Ultimately, Sweep is all about connecting vast, disparate pools of data to garner a holistic overview of a company’s direct and indirect emissions.

Above: “At a glance” data in the Sweep dashboard
Sweep stake
Climate-tech startups have raised a reported $32 billion in 2021, representing a five-fold increase on 2016. But even with the best of intentions, companies can still find it difficult to manage emissions that don’t sit directly within their control — Coca-Cola European Partners (CCEP), a bottling partner for Coca-Cola, has previously estimated that 93% of its greenhouse gas (GHG) emissions were scope 3. With countless doomsday, apocalyptic scenarios envisioned for the decades ahead, there is a growing sense that time is running out, and businesses need to take a more proactive approach to address emissions across their supply chain.
“Companies will become more accountable for their scope 3 emissions, and this will drive demand for capturing accurate emission data on an ongoing basis,” Sweep cofounder and CEO Rachel Delacour told VentureBeat.

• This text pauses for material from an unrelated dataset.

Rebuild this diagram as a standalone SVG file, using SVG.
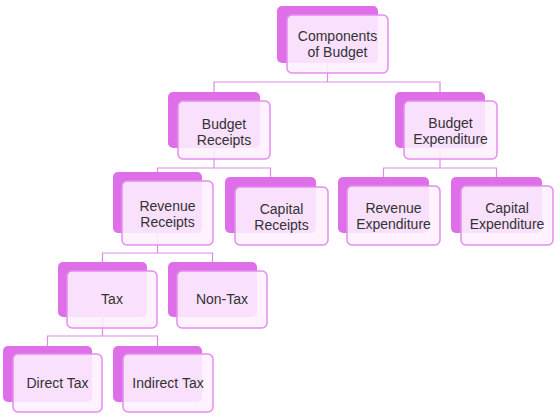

Sweep was founded out of Montpellier, France, in 2020 by Delacour and Nicolas Raspal — who sold a previous business intelligence startup called Bime Analytics to Zendesk in 2015 — alongside Raphael Güller and Yannick Chaze. The company launched in public beta back in April with $5 million in seed funding, and in the intervening months, it has worked with telecommunications giant Orange and French multinational Saint-Gobain. As part of a pilot program related to COP26, Sweep also worked with French investment bank Bpifrance to measure the carbon footprints of two companies it’s investing in.

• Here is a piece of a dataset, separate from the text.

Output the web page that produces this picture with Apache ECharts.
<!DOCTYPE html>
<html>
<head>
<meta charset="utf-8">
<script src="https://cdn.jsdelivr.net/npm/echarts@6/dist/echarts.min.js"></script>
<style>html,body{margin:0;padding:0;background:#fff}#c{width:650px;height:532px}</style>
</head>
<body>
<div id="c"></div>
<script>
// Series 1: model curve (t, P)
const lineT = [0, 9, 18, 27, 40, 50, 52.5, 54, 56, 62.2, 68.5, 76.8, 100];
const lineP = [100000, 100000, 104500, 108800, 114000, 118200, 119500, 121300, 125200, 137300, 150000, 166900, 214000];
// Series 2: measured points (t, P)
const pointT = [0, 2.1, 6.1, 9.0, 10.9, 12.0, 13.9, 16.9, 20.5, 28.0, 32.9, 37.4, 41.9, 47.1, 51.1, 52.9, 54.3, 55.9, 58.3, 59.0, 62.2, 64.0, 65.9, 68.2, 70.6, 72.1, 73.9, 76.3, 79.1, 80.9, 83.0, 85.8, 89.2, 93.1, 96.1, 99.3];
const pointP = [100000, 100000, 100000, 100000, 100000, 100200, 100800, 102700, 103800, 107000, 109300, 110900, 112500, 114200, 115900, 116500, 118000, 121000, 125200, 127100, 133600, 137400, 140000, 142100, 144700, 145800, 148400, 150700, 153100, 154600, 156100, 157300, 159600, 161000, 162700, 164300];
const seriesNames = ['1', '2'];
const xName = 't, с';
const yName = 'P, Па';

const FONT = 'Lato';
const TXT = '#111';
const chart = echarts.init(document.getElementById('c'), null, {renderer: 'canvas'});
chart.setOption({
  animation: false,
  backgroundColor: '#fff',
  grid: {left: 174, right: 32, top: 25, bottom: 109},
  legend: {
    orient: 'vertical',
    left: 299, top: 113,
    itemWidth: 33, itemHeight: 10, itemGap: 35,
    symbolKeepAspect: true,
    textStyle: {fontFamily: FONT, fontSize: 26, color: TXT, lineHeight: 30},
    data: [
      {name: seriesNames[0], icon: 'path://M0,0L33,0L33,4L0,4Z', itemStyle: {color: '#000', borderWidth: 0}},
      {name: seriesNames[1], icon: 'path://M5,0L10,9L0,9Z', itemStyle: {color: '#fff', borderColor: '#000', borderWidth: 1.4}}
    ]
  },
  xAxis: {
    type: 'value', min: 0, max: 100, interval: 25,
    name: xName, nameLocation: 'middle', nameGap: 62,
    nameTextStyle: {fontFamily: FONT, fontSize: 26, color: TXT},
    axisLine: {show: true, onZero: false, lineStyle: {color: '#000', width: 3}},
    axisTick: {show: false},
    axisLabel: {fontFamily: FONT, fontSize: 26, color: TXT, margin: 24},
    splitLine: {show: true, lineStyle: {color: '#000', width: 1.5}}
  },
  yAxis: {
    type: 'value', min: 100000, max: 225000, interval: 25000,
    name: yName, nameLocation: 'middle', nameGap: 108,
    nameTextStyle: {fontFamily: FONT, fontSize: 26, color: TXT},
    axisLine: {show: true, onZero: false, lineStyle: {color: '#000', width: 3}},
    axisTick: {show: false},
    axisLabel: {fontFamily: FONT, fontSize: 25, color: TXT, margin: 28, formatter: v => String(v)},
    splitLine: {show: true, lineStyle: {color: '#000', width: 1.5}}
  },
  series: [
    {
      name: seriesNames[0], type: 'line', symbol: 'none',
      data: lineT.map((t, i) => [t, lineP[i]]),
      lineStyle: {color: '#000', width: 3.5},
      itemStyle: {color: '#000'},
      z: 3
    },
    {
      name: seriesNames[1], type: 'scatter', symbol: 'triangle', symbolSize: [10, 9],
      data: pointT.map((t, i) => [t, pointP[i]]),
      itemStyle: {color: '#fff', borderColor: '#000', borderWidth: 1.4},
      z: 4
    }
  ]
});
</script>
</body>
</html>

“While the investing, lending, and underwriting activities of financial organizations (i.e. scope 3 emissions) are far higher than their direct emissions, just 25% report them,” Delacour stated.

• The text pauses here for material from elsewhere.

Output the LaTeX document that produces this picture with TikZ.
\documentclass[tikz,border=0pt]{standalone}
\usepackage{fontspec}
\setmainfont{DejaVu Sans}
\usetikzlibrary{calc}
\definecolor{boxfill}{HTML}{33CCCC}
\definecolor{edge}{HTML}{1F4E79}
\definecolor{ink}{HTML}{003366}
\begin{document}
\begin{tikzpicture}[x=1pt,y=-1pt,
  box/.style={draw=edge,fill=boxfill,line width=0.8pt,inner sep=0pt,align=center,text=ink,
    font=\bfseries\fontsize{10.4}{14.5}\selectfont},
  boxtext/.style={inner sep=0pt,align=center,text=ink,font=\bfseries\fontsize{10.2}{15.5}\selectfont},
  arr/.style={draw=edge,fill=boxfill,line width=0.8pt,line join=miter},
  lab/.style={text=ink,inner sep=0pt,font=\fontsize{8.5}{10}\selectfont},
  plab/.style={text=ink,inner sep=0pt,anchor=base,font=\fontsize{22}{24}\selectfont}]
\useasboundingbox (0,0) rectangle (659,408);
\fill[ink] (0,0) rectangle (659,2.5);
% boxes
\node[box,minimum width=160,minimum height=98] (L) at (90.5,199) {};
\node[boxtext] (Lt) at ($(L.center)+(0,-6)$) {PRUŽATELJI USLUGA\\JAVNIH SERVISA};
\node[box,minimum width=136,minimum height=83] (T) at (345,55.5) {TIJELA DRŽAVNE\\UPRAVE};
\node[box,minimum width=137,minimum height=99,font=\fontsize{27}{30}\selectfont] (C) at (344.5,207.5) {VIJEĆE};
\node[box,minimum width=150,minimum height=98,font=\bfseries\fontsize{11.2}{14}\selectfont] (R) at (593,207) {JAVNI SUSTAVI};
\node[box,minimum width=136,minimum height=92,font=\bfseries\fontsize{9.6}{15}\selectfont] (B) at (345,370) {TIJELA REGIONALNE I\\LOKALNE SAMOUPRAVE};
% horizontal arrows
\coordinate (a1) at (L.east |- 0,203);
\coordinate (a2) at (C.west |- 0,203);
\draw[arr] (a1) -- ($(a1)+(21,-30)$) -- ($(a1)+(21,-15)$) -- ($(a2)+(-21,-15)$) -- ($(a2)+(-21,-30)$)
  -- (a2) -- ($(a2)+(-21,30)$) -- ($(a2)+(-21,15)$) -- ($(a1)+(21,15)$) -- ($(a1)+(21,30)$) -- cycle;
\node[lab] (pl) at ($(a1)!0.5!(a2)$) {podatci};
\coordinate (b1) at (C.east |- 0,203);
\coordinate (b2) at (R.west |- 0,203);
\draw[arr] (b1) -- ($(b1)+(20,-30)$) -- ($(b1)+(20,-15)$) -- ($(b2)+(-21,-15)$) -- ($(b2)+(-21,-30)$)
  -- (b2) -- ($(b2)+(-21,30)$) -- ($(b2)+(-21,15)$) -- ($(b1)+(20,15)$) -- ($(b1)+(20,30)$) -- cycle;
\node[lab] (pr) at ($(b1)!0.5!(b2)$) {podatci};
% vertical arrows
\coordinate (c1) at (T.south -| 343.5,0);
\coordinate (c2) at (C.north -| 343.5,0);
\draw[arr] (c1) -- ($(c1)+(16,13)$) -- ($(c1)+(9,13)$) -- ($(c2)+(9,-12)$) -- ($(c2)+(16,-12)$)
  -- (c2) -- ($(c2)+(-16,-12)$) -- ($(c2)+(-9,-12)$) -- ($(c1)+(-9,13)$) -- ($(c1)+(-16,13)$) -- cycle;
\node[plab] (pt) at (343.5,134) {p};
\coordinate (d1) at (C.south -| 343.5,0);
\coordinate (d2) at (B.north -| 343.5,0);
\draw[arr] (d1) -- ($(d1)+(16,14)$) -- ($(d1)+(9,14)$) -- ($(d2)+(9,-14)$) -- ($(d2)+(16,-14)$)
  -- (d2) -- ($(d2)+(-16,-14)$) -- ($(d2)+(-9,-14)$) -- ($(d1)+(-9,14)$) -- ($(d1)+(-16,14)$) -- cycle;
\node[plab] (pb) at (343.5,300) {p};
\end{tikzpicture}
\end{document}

With another $22 million in the bank from lead investor Balderton Capital, New Wave, La Famiglia, and 2050, Sweep is now well-financed to ramp up its enterprise aspirations, enabling prospective customers “who want to build a credible path to net-zero.”
“Sweep’s method in connecting companies and suppliers provides unprecedented transparency and scale, designed to enable ripple effects across industries,” Delacour said. “This cascading effect of incorporating supplier and distributor participation means as more users become accustomed to the Sweep platform, more industries will be able to go clean.”